Christ Church College, Oxford
We begin our tour at perhaps the most diverse literary reference point in all of Oxford: Christ Church College. Whether you are young or old, a self-confessed literary lover or otherwise, there’s much to discover inside this historic college, founded in 1546. Enter through the front gate of Christ Church and you’ll find yourself in Tom Quad. At the right corner of the quad a doorway leads to a grand staircase, which in turn leads to the college hall. Harry Potter fans will immediately recognise the staircase and hall from the films. Those with a love for all things Lewis Carroll (who’s real name was, in fact, Charles Dodgson), will notice a portrait of him on the right hand side of the hall. Carroll was renowned for many literature marvels, but none more so than Alice’s Adventures in Wonderland, which has retained its prominence in modern day literature and been adapted to film. Carroll was a mathematics don at Christ Church and Alice Liddell (the inspiration for Carroll’s writings) was a daughter of the dean.
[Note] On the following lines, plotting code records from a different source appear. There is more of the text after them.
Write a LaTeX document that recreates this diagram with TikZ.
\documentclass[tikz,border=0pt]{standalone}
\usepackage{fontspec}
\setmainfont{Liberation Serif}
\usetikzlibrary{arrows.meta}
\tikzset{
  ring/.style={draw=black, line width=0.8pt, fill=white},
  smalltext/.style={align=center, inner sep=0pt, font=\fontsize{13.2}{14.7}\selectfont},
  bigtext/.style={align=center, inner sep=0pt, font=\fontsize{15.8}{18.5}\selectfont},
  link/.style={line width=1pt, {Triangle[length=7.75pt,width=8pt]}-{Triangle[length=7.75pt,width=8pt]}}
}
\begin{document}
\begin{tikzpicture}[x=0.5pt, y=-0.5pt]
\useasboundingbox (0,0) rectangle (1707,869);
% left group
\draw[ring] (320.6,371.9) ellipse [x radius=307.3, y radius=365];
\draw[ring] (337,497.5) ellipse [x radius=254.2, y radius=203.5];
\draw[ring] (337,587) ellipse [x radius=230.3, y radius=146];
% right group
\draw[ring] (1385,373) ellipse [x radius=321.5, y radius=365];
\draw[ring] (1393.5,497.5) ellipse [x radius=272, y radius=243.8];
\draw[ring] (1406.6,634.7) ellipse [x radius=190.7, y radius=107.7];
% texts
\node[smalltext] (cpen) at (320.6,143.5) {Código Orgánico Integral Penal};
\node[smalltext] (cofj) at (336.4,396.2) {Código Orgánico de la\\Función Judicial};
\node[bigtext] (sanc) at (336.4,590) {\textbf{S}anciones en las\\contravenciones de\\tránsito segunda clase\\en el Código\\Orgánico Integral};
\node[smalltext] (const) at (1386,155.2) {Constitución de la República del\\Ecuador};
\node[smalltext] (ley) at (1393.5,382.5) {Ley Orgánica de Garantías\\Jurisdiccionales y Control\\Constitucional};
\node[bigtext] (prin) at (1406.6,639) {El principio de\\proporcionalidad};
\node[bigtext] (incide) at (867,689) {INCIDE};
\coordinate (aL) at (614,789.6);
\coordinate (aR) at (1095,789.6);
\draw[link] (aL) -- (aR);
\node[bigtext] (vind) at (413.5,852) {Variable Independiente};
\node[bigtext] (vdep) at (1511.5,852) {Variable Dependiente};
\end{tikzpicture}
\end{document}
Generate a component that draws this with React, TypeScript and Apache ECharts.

Venturing onwards through the back gate of Christ Church and on to Merton Street, we find ourselves at Merton College. T.S. Eliot studied here in 1914.
As one of the most beautiful colleges in Oxford, it isn’t difficult to see why so many literary legends studied here. Magdalen College was inspiration for the likes of C.S. Lewis and J.R.R. Tolkien, with points of reference evident at every turn. If you’re visiting Oxford in the Spring or Summer, be sure to drop by the botanic gardens as this was somewhere Lewis Caroll loved to spend time.
As one of the key landmarks in Oxford, Hertford Bridge (or more passionately known as the “Bridge of Sighs” for its similarity to the Venetian bridge of the same name), is a must see on any walking tour of Oxford.
Onwards into the hustle and bustle of Oxford, there’s much to see on the High Street. Soon you’ll find yourself stumbling upon University College, where Lewis Caroll took his undergraduate studies. Having been founded in 1249 by William of Durham, University College claims to be the oldest college of the university. Back across High Street, be sure to make a stop at the University Church—the Church of St. Mary the Virgin. It is here where C.S. Lewis gave his famous sermon, The Weight of Glory.
Onwards toward Radcliffe Camera and you will soon stumble upon Bodleian Library, one of the oldest libraries in all of Europe. This incredible institution is well worth a visit if you manage to book a tour in advance. It’s the only way to enter and see the library in all of its glory.
We finish our tour at the nearby Sheldonian Theatre, another key landmark in Oxford used for musical concerts, lectures and important University ceremonies. A fitting end to a discovery of a city defined by a rich cultural heritage.